### Records excerpted from a collection
** start **

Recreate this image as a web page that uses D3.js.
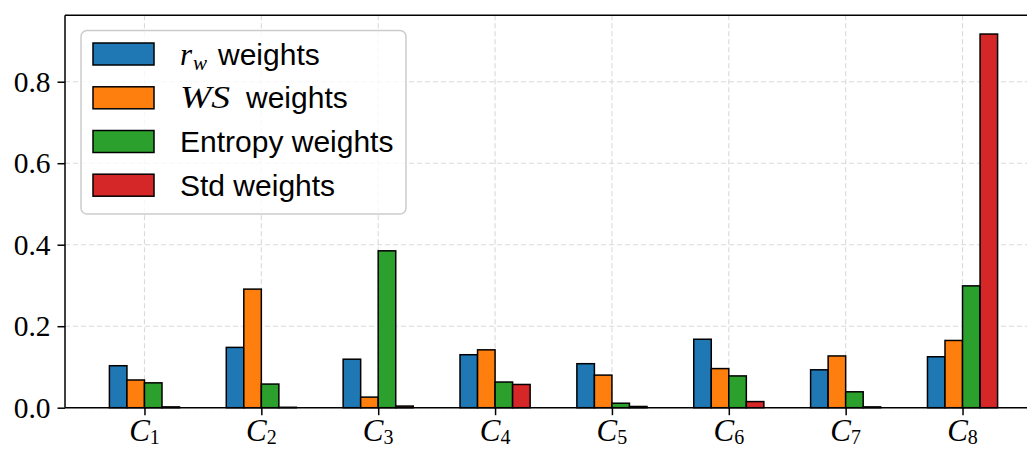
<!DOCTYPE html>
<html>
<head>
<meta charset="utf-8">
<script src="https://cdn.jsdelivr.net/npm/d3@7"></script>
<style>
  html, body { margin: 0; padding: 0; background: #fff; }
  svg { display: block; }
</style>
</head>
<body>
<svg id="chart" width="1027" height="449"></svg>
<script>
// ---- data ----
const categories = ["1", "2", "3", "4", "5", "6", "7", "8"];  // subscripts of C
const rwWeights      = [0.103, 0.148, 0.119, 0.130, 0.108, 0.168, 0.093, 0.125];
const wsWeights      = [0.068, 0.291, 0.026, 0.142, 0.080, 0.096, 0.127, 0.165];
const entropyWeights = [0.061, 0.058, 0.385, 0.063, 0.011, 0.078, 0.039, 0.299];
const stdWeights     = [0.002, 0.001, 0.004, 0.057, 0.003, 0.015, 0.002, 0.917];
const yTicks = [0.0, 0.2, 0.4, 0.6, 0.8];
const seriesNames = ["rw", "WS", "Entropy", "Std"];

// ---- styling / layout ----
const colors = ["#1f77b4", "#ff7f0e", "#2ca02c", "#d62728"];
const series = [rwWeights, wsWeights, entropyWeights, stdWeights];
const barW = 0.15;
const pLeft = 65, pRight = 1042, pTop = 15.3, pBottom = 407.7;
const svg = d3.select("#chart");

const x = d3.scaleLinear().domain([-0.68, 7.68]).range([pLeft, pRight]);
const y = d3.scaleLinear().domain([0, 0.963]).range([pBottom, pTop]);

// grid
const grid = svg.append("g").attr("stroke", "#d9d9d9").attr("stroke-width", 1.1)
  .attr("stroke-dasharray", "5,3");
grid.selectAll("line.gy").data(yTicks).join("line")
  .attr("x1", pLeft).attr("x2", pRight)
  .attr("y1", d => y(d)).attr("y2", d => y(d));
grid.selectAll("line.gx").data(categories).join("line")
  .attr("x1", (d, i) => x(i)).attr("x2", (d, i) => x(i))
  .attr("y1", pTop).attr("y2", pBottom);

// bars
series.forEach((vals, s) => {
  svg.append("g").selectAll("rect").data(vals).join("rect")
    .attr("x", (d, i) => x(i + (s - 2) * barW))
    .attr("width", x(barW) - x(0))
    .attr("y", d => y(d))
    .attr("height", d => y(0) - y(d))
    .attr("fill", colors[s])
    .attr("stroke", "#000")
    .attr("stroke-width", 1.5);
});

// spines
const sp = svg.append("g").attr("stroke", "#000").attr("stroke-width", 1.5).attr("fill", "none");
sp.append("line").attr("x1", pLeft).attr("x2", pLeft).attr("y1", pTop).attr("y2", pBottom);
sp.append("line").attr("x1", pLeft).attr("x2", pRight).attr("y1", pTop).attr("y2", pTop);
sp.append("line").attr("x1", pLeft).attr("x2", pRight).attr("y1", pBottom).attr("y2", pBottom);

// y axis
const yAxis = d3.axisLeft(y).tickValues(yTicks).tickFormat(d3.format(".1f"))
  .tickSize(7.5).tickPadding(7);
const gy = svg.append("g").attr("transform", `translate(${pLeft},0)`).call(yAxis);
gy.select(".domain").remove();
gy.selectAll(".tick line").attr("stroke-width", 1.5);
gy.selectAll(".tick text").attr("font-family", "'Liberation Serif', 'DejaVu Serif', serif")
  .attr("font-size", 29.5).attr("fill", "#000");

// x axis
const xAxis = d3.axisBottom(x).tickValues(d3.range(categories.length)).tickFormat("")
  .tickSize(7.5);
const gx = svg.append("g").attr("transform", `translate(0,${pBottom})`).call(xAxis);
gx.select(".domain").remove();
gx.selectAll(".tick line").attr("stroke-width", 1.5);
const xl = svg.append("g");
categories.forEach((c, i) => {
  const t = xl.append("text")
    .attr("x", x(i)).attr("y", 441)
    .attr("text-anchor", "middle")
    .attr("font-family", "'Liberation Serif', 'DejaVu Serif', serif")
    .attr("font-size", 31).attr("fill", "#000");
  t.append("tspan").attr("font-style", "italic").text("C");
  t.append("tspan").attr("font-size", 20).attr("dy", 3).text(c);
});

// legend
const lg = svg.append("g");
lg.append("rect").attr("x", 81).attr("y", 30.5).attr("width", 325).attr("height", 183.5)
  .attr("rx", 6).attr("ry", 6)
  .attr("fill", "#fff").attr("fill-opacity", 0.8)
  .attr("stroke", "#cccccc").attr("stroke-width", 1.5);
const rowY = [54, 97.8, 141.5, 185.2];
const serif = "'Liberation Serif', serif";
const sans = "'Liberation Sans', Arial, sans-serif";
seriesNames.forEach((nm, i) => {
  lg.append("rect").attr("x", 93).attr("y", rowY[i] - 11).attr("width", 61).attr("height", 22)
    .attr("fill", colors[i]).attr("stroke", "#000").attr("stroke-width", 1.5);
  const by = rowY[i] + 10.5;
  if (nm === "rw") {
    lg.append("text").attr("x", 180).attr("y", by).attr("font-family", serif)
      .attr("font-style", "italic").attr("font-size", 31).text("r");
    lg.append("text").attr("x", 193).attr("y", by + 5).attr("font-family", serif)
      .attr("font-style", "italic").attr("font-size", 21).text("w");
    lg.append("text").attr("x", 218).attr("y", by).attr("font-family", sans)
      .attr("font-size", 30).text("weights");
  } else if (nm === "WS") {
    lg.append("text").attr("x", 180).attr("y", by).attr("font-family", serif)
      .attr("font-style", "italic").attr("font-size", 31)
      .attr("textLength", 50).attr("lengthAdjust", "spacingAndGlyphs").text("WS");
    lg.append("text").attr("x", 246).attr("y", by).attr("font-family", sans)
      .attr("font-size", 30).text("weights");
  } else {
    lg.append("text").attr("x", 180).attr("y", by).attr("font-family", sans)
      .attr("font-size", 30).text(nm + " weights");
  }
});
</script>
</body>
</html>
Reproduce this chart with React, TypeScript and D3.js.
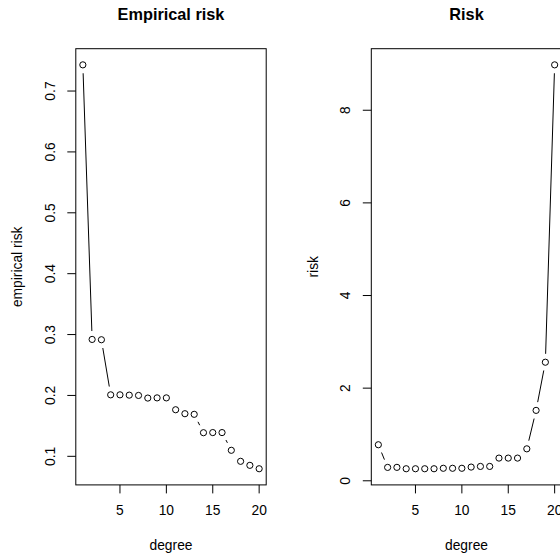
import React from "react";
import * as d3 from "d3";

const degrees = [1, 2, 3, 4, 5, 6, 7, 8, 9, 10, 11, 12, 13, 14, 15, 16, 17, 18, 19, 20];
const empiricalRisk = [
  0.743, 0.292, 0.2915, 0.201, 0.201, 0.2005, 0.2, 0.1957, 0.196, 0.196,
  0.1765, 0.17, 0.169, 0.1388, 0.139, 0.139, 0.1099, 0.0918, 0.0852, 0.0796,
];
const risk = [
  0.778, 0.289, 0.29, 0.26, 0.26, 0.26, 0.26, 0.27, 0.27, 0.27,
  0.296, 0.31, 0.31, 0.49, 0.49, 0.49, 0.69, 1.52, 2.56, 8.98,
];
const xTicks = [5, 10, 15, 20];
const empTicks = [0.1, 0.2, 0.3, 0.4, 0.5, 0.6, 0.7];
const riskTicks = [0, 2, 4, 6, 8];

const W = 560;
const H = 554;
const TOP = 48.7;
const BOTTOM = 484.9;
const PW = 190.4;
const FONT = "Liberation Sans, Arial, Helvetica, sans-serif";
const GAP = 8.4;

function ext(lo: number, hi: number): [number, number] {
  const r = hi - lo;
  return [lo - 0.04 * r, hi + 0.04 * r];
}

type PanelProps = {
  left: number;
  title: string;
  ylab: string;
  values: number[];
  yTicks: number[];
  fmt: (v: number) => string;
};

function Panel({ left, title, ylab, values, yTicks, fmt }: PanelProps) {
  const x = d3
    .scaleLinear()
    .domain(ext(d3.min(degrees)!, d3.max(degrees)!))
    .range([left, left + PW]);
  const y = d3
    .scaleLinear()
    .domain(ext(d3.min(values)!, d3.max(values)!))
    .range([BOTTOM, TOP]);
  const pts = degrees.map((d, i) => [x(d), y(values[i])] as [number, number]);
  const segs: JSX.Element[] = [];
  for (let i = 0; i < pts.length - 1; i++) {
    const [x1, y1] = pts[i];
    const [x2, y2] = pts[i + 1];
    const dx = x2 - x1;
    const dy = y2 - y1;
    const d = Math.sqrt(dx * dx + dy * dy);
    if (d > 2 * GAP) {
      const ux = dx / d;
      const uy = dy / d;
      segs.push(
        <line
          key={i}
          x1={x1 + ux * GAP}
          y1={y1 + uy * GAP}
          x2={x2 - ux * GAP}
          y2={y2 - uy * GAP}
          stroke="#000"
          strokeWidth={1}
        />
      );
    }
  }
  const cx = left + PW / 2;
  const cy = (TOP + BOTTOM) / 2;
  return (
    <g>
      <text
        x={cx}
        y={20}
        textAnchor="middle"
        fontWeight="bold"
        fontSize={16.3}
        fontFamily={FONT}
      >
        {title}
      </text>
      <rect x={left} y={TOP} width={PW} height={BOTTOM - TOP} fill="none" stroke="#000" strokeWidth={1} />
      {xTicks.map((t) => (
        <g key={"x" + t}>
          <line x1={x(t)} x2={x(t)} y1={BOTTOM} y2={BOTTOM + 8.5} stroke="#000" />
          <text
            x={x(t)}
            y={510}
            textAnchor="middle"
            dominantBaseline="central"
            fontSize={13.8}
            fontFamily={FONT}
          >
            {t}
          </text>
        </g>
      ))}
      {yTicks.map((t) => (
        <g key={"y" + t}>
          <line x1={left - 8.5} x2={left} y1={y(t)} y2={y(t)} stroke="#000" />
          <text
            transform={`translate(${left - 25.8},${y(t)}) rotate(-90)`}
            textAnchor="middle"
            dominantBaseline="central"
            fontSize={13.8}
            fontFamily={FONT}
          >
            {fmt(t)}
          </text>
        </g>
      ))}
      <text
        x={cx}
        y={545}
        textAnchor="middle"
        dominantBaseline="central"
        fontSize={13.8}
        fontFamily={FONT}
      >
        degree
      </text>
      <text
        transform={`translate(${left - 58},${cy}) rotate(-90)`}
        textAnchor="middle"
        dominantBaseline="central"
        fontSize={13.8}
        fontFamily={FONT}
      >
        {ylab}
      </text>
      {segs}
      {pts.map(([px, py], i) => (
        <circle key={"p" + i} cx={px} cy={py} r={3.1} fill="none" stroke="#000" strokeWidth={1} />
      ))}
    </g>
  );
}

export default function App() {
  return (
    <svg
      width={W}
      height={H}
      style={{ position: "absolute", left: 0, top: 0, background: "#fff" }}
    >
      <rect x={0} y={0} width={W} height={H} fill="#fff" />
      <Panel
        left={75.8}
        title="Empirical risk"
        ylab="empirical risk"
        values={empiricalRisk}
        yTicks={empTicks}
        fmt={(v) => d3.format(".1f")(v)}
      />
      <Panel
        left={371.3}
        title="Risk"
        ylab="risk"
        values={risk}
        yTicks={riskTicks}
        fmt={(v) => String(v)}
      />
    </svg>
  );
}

** end **

### Task
Read the data above and count the lines that include "this". Answer only with the count.

### Task answer
2